Au terme de cette troisième soirée de demi-finales, durant laquelle se succèdent les généreux prix distribués parmi l’ensemble des 21 participants, Mon Doux Saigneur, Caltâr-Bateau et La Famille Ouellette sont consacrés. Ils tenteront, par le fait même, de mettre la main sur le grand prix, incluant une bourse de 10 000$.

Francouvertes

Si la déception se lit sur plusieurs visages, l’euphorie transparaît sur les autres. « Ça fait quatre ans qu’on s’inscrit sans succès, et là, on s’en va en finale… Oui, je suis câlissement sur le cul ! », déclare spontanément Étienne Dupré, bassiste de Caltâr-Bateau. « Le plus drôle, c’est que je joue également de la batterie pour Mon Doux Saigneur… On peut dire que ça s’annonce comme une grosse soirée ! »

« C’est l’fun de voir qu’il y a un bon feedback comme ça », indique, plus calme, Émerik St-Cyr, leader de Mon Doux Saigneur. « Ça me montre que je suis peut-être pas fou et qu’une passion, ça peut être un moyen de survivance bien légitime. »

Évitant de justesse la finale avec son groupe Fudge, David Bujold est quelque peu déçu. « J’trouve ça torturant de savoir que j’ai fini quatrième », confie-t-il. « Ça a passé tellement proche… »

Loin de sortir perdant du concours, le chanteur et guitariste repart tout de même avec quelques prix, notamment une bourse de 1000$ offerte par la SOCAN pour sa chanson Ju. « Ça fait une couple de concours que je fais, et le prix de la chanson primée m’a toujours paru un peu inatteignable… Malgré la défaite, ça reste donc une bonne soirée », dit-il.
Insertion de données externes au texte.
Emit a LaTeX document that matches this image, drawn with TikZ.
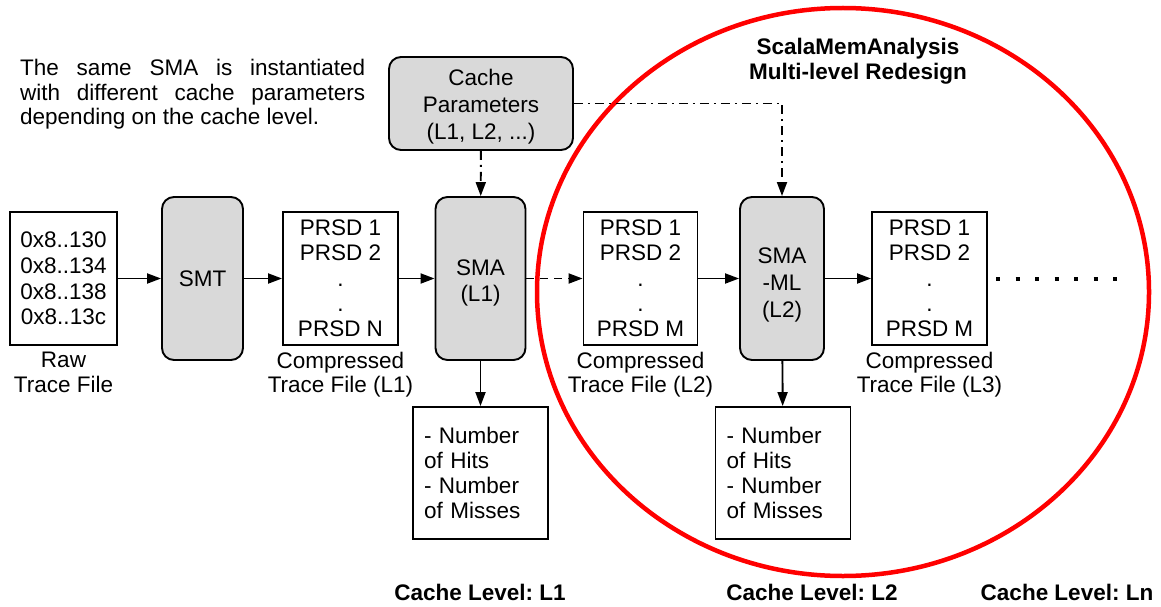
\documentclass[tikz,border=0pt]{standalone}
\usepackage{fontspec}
\setmainfont{Liberation Sans}
\usetikzlibrary{arrows.meta,positioning}
\definecolor{procgray}{HTML}{D9D9D9}
\hyphenpenalty=10000
\exhyphenpenalty=10000
\frenchspacing
\begin{document}
\begin{tikzpicture}[x=1pt,y=-1pt,
  every node/.style={font=\fontsize{22.5}{25.3}\selectfont},
  filebox/.style={draw, line width=1.9pt, minimum width=115pt, minimum height=133pt, align=center, inner sep=0pt},
  proc/.style={draw, line width=1.9pt, fill=procgray, rounded corners=12pt, minimum height=163pt, inner sep=0pt},
  inlabel/.style={align=center, inner sep=0pt},
  resbox/.style={draw, line width=1.9pt, minimum height=132pt, text width=113pt, inner xsep=11pt, inner ysep=0pt, align=left},
  caption/.style={align=center, inner sep=0pt, font=\fontsize{22.5}{24.5}\selectfont},
  lvl/.style={font=\fontsize{22.5}{26}\selectfont\bfseries, inner sep=0pt},
  conn/.style={line width=1.9pt, -{Triangle[length=14pt,width=10pt]}},
  dconn/.style={conn, dash pattern=on 8pt off 6pt},
  ddconn/.style={conn, dash pattern=on 9pt off 5pt on 2pt off 5pt},
]
\useasboundingbox (0,0) rectangle (1161,607);

% red ellipse
\draw[red, line width=4.5pt] (843,292) ellipse [x radius=306pt, y radius=284pt];

% note
\node[anchor=north west, text width=345pt, align=justify, inner sep=0pt, font=\fontsize{22.5}{24.5}\selectfont] (note) at (20,59)
  {The same SMA is instantiated with different cache parameters depending on the cache level.};

% title
\node[align=center, inner sep=0pt, font=\fontsize{22.5}{25.5}\selectfont\bfseries] (title) at (858,61)
  {ScalaMemAnalysis\\Multi-level Redesign};

% cache parameters
\node[draw, line width=1.9pt, fill=procgray, rounded corners=12pt, minimum width=184pt, minimum height=93pt, inner sep=0pt,
  label={[inlabel, yshift=-3.5pt, font=\fontsize{22.5}{27}\selectfont]center:Cache\\Parameters\\(L1, L2, ...)}] (params) at (481,103.5) {};

% main row
\node[filebox, minimum width=107pt, font=\fontsize{22.5}{25.7}\selectfont] (raw) at (63.5,278.5)
  {0x8..130\\0x8..134\\0x8..138\\0x8..13c};
\node[proc, minimum width=81pt] (smt) at (202.5,278.5) {SMT};
\node[filebox] (c1) at (340.5,278.5) {PRSD 1\\PRSD 2\\.\\.\\PRSD N};
\node[proc, minimum width=90pt,
  label={[inlabel, yshift=-4pt, font=\fontsize{22.5}{26}\selectfont]center:SMA\\(L1)}] (sma1) at (480.5,278.5) {};
\node[filebox, minimum width=114pt] (c2) at (640.5,278.5) {PRSD 1\\PRSD 2\\.\\.\\PRSD M};
\node[proc, minimum width=84pt,
  label={[inlabel, yshift=-6pt, font=\fontsize{22.5}{27}\selectfont]center:SMA\\-ML\\(L2)}] (sma2) at (782,278.5) {};
\node[filebox] (c3) at (929.5,278.5) {PRSD 1\\PRSD 2\\.\\.\\PRSD M};

% captions
\node[caption, below=6pt of raw] (capraw) {Raw\\Trace File};
\node[caption, below=6pt of c1] (capc1) {Compressed\\Trace File (L1)};
\node[caption, below=6pt of c2] (capc2) {Compressed\\Trace File (L2)};
\node[caption, below=6pt of c3] (capc3) {Compressed\\Trace File (L3)};

% result boxes
\node[resbox] (r1) at (480.5,473) {- Number\\of Hits\\- Number\\of Misses};
\node[resbox] (r2) at (783,473) {- Number\\of Hits\\- Number\\of Misses};

% cache levels
\node[lvl] (lv1) at (480,592) {Cache Level: L1};
\node[lvl] (lv2) at (812,592) {Cache Level: L2};
\node[lvl] (lvn) at (1067,592) {Cache Level: Ln};

% connectors
\draw[conn] (raw) -- (smt);
\draw[conn] (smt) -- (c1);
\draw[conn] (c1) -- (sma1);
\draw[dconn] (sma1) -- (c2);
\draw[conn] (c2) -- (sma2);
\draw[conn] (sma2) -- (c3);
\draw[conn] (sma1) -- (r1);
\draw[conn] (sma2) -- (r2);
\draw[ddconn] (params) -- (sma1);
\draw[ddconn] (params.east) -| (sma2.north);

% trailing dots
\coordinate (dotsA) at (996,279);
\coordinate (dotsB) at (1118,279);
\draw[line width=4pt, dash pattern=on 4pt off 15.5pt] (dotsA) -- (dotsB);
\end{tikzpicture}
\end{document}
À quelques centimètres de lui, les six membres de La Famille Ouellette ont de la difficulté à contenir leurs émotions. « On s’attendait VRAIMENT PAS à ça », admet J-S Houle, claviériste et chanteur de la formation. « Le premier show qu’on a fait tous ensemble, c’était aux préliminaires. Les Francouvertes, ça a été notre raison pour sortir de l’ombre et enfin se partir un projet à nous, entre amis. »
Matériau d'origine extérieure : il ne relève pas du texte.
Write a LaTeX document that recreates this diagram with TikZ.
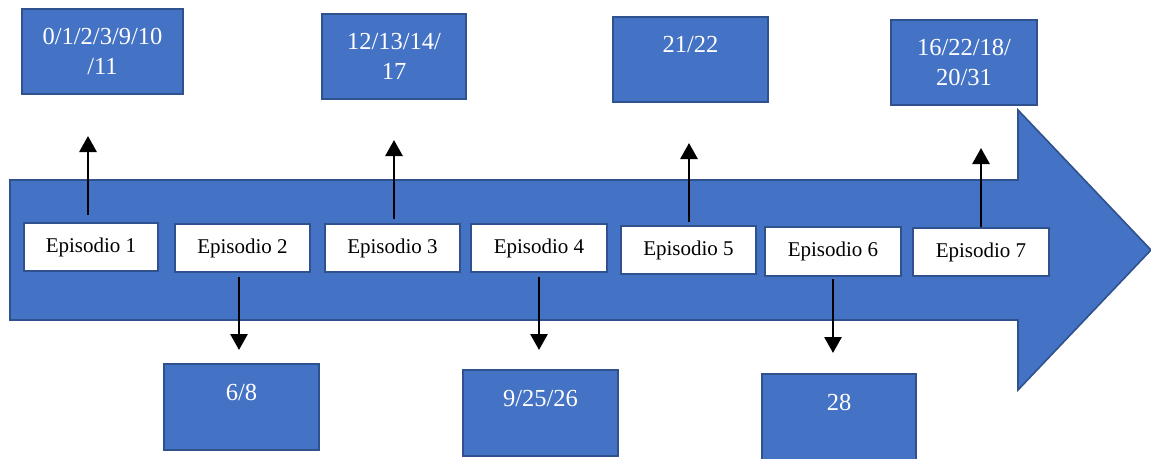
\documentclass[tikz,border=0pt]{standalone}
\usepackage{fontspec}
\setmainfont{Liberation Serif}
\usetikzlibrary{arrows.meta}
\definecolor{accent}{HTML}{4472C4}
\definecolor{accentdark}{HTML}{2F528F}
\tikzset{
  band/.style={fill=accent, draw=accentdark, line width=1.6pt, line join=miter},
  episode/.style={draw=accentdark, fill=white, line width=2.2pt, inner sep=0pt,
    font=\fontsize{21}{25}\selectfont, text=black},
  scene/.style={draw=accentdark, fill=accent, line width=2.2pt, inner sep=0pt,
    align=center, text=white, font=\fontsize{24.5}{30}\selectfont},
  conn/.style={line width=2.8pt, -{Triangle[length=16pt,width=17pt]}}
}
\begin{document}
\begin{tikzpicture}[x=1pt,y=-1pt]
\useasboundingbox (0,0) rectangle (1151,458);
\clip (0,0) rectangle (1151,458);

% timeline arrow
\path[band] (10,180) -- (1018,180) -- (1018,110) -- (1151,250)
  -- (1018,390) -- (1018,320) -- (10,320) -- cycle;

% episodes along the timeline
\node[episode, minimum width=134, minimum height=48] (ep1) at (91,247) {Episodio 1};
\node[episode, minimum width=135, minimum height=48] (ep2) at (242.5,248) {Episodio 2};
\node[episode, minimum width=135, minimum height=48] (ep3) at (392.5,248) {Episodio 3};
\node[episode, minimum width=136, minimum height=48] (ep4) at (539,248) {Episodio 4};
\node[episode, minimum width=135, minimum height=48] (ep5) at (688.5,250) {Episodio 5};
\node[episode, minimum width=136, minimum height=49] (ep6) at (833,251.5) {Episodio 6};
\node[episode, minimum width=136, minimum height=48] (ep7) at (981,252) {Episodio 7};

% scene boxes above
\node[scene, minimum width=161, minimum height=85] (s1) at (102.5,51.5) {0/1/2/3/9/10\\/11};
\node[scene, minimum width=144, minimum height=85] (s3) at (394,56.5) {12/13/14/\\17};
\node[scene, minimum width=155, minimum height=85] (s5) at (690.5,59.5) {21/22\\\mbox{}};
\node[scene, minimum width=146, minimum height=85] (s7) at (964,62.5) {16/22/18/\\20/31};

% scene boxes below
\node[scene, minimum width=155, minimum height=86] (s2) at (241.5,407) {6/8\\\mbox{}};
\node[scene, minimum width=155, minimum height=86] (s4) at (540.5,413) {9/25/26\\\mbox{}};
\node[scene, minimum width=154, minimum height=86] (s6) at (839,417) {28\\\mbox{}};

% arrow ends
\coordinate (u1) at (88,136);
\coordinate (u3) at (394,140);
\coordinate (u5) at (689,143);
\coordinate (u7) at (981,148);
\coordinate (d2) at (239,350);
\coordinate (d4) at (539,350);
\coordinate (d6) at (833,353);

\draw[conn, shorten <=7pt] (u1 |- ep1.north) -- (u1);
\draw[conn, shorten <=4pt] (u3 |- ep3.north) -- (u3);
\draw[conn, shorten <=3pt] (u5 |- ep5.north) -- (u5);
\draw[conn] (u7 |- ep7.north) -- (u7);
\draw[conn, shorten <=4pt] (d2 |- ep2.south) -- (d2);
\draw[conn, shorten <=4pt] (d4 |- ep4.south) -- (d4);
\draw[conn, shorten <=2pt] (d6 |- ep6.south) -- (d6);
\end{tikzpicture}
\end{document}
Histoires de coups de foudre

Huit ans auparavant, le trio électropop La Patère rose  avait également donné son premier spectacle à vie lors des préliminaires des Francouvertes. Quelques semaines plus tard, il remportait la 12e finale du concours.

Fondateur et directeur de l’étiquette Grosse Boîte, Éli Bissonnette était membre du jury lors de cette soirée. « C’était la première fois que je les voyais sur scène, et j’ai pogné une grosse grosse claque. Le lendemain, je leur ai écrit pour les féliciter, puis pas longtemps après, on les a signés », se souvient-il. « On ne vient pas nécessairement aux Francouvertes avec l’intention de signer quelqu’un, mais on n’est jamais à l’abri d’un coup de cœur. Ça a été la même chose avec Émile Bilodeau l’an dernier. »

Francouvertes Loco Locass

Le 7 février 2000, une situation similaire s’est produite. Le trio rap Loco Locass remportait les honneurs au terme d’une finale maintenant mythique qui l’opposait notamment aux Cowboys fringants. « On n’avait même pas 10 shows à notre actif quand on a gagné le concours. C’est vraiment là qu’on a appris à chauffer une foule », se souvient Chafiik. « On savait que les Cowboys avaient toute une énergie, donc on a tout fait pour repousser nos limites en finale. »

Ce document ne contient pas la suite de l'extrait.